River Queen is also lacking in much of the visual poetry of the rest of Vincent Ward’s work. While Ward’s other films seemed fired up by extraordinary and haunting visions, River Queen seems at most a formula modern grittily realistic historical epic a la Braveheart (1955). Certainly, Alun Bollinger contributes some stunningly beautiful naturalistic photography of the Wanganui and Taranaki regions (in the middle of New Zealand’s North Island).

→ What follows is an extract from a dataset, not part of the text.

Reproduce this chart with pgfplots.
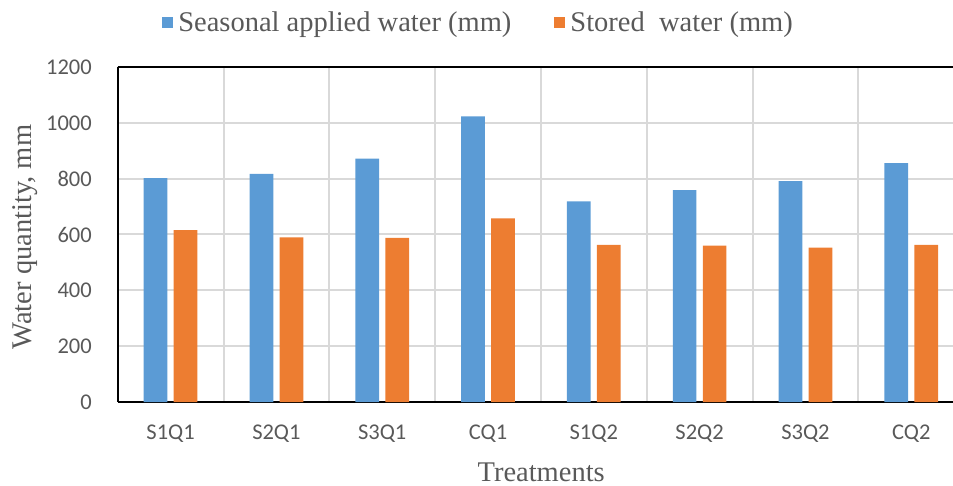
\documentclass[border=0pt]{standalone}
\usepackage{pgfplots}
\pgfplotsset{compat=1.18}
\usepackage{fontspec}
\setmainfont{Liberation Serif}
\newfontfamily\carlito{Carlito}
\definecolor{sblue}{HTML}{5B9BD5}
\definecolor{sorange}{HTML}{ED7D31}
\definecolor{gridc}{HTML}{D9D9D9}
\definecolor{txt}{HTML}{595959}
\begin{document}
\begin{tikzpicture}
\begin{axis}[
  at={(0,0)}, anchor=south west,
  scale only axis, width=835.3bp, height=335bp,
  xmin=-0.5, xmax=7.395, ymin=0, ymax=1200,
  ytick={0,200,...,1200},
  xtick={0,...,7},
  xticklabels={S1Q1,S2Q1,S3Q1,CQ1,S1Q2,S2Q2,S3Q2,CQ2},
  minor xtick={0.5,1.5,...,6.5},
  ymajorgrids, xminorgrids,
  major grid style={gridc, line width=2bp},
  minor grid style={gridc, line width=2bp},
  major tick length=0pt, minor tick length=0pt,
  separate axis lines,
  axis x line*=box, axis y line*=left,
  axis line style={black, line width=2bp},
  xticklabel pos=lower, yticklabel pos=left,
  /pgf/number format/assume math mode=true,
  /pgf/number format/1000 sep={},
  ticklabel style={font=\carlito\fontsize{22.5bp}{27bp}\selectfont, text=txt},
  yticklabel style={anchor=east, inner sep=0pt, xshift=-25.7bp},
  xticklabel style={anchor=center, inner sep=0pt, yshift=-32bp},
  ylabel={Water quantity, mm},
  xlabel={Treatments},
  label style={font=\fontsize{28.5bp}{34bp}\selectfont, text=txt},
  ylabel style={at={(axis description cs:-0.111,0.4925)}, anchor=center, rotate=0},
  xlabel style={at={(axis description cs:0.507,-0.209)}, anchor=center},
  ybar, bar width=23.7bp,
  legend columns=2,
  legend image code/.code={\fill[#1] (0bp,-5.5bp) rectangle (11bp,5.5bp);},
  legend style={at={(axis description cs:0.4338,1.134)}, anchor=center,
    draw=none, fill=none, font=\fontsize{28.5bp}{34bp}\selectfont, text=txt,
    nodes={inner sep=5bp},
    /tikz/every even column/.append style={column sep=38bp}},
]
\addplot[ybar, fill=sblue, draw=none, bar shift=-15bp] coordinates {
  (0,802) (1,817) (2,872) (3,1023) (4,719) (5,759) (6,791) (7,856)};
\addlegendentry{Seasonal applied water (mm)}
\addplot[ybar, fill=sorange, draw=none, bar shift=15bp] coordinates {
  (0,616) (1,590) (2,588) (3,658) (4,563) (5,560) (6,553) (7,563)};
\addlegendentry{Stored\ \ water (mm)}
\end{axis}
\pgfresetboundingbox
\useasboundingbox (-117.7bp,-84bp) rectangle (835.3bp,402bp);
\end{tikzpicture}
\end{document}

The film is not without some occasional moments of Ward-like poetry. I particularly liked the scene with Samantha Morton bound in the waka with her face palely illuminated amidst the gloom as she seeks to remove her blindfold and then a rifle barrel comes down and caresses her face to discourage her, before Ward pulls back to reveal that the holder of the rifle is merely a young boy (Rawiri Pene), as well as the later scenes where Morton tells the boy about her missing son before reaching out to caress his knee and finding the scar, realising that she has been talking to her son all along. The film is run over by an obtrusive and insistent pseudo-Celtic score. There are also some spotty digital effects – ships in bays and the like – from former Peter Jackson effects supervisor George Port.
Ward also shoots some tough and brutal war scenes, although these are probably the least satisfying aspect of River Queen. The film feels very much like it is making a concerted effort to be ‘historically realistic’ and is determined to be rough and muddy. However, the costumes and period dressings feel more like actors in dress-up rather than a window into an historic past. Indeed, when it comes to historic depth, it feels like River Queen never has much more to say than a Fifth Form New Zealand History essay that might get a C– mark – “English settlers treated the Maori badly, the Maori fought back bloodily, some Maori fought on both sides”. One was hoping that River Queen had something more substantial to say about its chosen subject than that. See however Vincent Ward’s subsequent film, the quasi-documentary Rain of the Children (2008) for a much more substantial journey inside Maori culture.